Deutschland unterstützt beide Seiten
Sanitätsmaterial für Bagdad Waffen für die Kurden
Im Berliner Verteidigungsministerium war man in letzter Zeit immer recht einsilbig, wenn es um das Thema Irak ging. Lapidar hieß es: Deutschland unterstütze diejenigen, die dem Islamischen Staat (IS) militärisch Einhalt gebieten. Man sprach von einem breiten politischen Ansatz und betonte, dass man sowohl den von Bagdad kommandierten irakischen Streitkräfte als auch den militärischen Kräften der »Region Kurdistan-Irak« Hilfestellungen gebe.
Die Realität sah leicht anders aus. Der bislang letzte Transport in Richtung Irak, der am 18. September vom Flughafen Halle-Leipzig gestartet ist, belegt den augenscheinlichen Unterschied. Die Antonow landete zuerst in Bagdad und lud Sanitätsmaterial aus. Anschließend übergab man im kurdischen Erbil die Masse der Ladung. Das war echtes Militärmaterial. Seit 2014 wurden über 2600 Tonnen an die Peschmerga-Truppen geliefert: Sturm- und Maschinengewehre, Panzerabwehrwaffen einschließlich Milan-Raketen, Dingo-Transportpanzer, Jeeps, LKW und jede Menge Munition. Zugleich bildet man im multinationalen Kurdistan Training Coordination Center (KTCC), das unmittelbar am Flughafen Erbil errichtet wurde, Kurden aus.

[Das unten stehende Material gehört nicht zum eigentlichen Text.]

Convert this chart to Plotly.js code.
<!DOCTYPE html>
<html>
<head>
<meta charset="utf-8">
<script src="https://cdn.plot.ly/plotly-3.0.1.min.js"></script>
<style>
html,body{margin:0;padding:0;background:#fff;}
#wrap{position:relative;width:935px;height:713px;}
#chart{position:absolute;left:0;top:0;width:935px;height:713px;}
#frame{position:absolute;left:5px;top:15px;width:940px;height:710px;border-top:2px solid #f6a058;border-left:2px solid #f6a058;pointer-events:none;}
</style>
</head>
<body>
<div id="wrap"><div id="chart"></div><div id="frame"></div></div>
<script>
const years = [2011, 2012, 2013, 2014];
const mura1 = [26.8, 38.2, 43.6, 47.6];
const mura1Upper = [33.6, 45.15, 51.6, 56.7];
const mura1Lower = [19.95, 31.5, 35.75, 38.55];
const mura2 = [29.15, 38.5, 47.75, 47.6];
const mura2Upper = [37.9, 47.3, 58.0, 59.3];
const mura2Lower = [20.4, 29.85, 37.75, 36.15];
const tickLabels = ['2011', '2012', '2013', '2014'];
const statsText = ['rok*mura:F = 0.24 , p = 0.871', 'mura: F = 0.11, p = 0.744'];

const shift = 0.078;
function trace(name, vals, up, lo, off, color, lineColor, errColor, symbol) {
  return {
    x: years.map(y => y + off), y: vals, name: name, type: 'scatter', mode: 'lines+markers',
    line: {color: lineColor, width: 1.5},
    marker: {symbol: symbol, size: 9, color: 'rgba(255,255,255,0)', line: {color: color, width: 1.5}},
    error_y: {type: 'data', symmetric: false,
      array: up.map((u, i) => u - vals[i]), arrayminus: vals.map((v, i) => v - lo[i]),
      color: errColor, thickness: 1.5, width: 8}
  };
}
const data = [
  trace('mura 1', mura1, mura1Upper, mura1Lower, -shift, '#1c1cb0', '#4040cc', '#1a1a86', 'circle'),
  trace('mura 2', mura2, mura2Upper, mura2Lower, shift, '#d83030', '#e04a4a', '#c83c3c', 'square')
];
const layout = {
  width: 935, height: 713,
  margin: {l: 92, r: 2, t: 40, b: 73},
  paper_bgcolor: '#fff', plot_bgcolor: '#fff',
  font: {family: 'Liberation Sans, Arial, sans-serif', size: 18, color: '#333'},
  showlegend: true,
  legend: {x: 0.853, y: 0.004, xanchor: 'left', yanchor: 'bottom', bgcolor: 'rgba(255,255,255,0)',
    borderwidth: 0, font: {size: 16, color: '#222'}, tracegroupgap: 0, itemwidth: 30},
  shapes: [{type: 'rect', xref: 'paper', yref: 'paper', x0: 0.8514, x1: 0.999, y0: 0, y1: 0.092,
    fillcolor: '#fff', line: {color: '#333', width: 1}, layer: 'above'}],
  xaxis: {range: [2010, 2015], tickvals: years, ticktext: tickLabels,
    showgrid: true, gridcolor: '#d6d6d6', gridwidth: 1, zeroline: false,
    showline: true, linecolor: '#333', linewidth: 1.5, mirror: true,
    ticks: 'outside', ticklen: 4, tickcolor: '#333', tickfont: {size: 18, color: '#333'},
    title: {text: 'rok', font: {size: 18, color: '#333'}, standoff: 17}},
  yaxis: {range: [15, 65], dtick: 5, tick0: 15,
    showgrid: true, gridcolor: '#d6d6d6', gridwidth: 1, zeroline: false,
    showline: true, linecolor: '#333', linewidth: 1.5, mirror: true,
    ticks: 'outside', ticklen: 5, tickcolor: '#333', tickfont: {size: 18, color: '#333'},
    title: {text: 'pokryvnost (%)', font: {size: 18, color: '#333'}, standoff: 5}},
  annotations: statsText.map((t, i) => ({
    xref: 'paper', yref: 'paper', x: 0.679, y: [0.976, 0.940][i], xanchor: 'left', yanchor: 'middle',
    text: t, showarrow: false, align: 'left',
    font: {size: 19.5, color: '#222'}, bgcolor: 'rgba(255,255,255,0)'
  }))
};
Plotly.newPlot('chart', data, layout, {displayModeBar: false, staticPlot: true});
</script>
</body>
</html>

Das KTCC ist Bestandteil der internationalen »Operation Inherent Resolve« und untersteht dem Central Command (CENTCOM) der Vereinigten Staaten. Laut Bundestagsmandat, das noch bis zum Ende des Jahres Bestand hat, können bis zu 150 Bundeswehrsoldaten entsandt werden.
Die Bundeswehrausbilder teilen sich den Job vor allem mit Soldaten aus Finnland, Großbritannien, Italien, den Niederlanden und Norwegen. Bislang wurden mindestens 14 000 Angehörige der kurdischen Autonomie-Armee gedrillt. Mindestens 4500 sind direkt durch Bundeswehrpersonal geschult worden. So jedenfalls lauten die letzten Fakten aus dem Berliner Verteidigungsministerium, die der Linkspartei-Haushälter Michael Leutert im Sommer erfragt hat.
Schwerpunkte sind Schulungen zur Kampfmittel-, Minen- und ABC-Abwehr. Wichtig sei auch die Sanitätsausbildung, denn nach Angaben der kurdischen Regionalregierung vom Jahresbeginn sind seit 2014 bei Kämpfen mit IS-Einheiten über 1600 eigene Soldaten umgekommen und über 10 000 Peschmerga verwundet worden.
Das Berliner Verteidigungsministerium erinnert nachdrücklich daran, dass das deutsche Engagement in Erbil auf Bitten der irakischen Regierung erfolge. Natürlich habe man zu den in Deutschland angeboten Schulungen stets beide Seiten eingeladen und seit 2015 insgesamt 396 Lehrgangsteilnehmer begrüßen können - 82 waren Angehörige der irakischen Streitkräfte und 314 gehörten zu den Sicherheitskräfte der Regierung in der Region Kurdistan-Irak.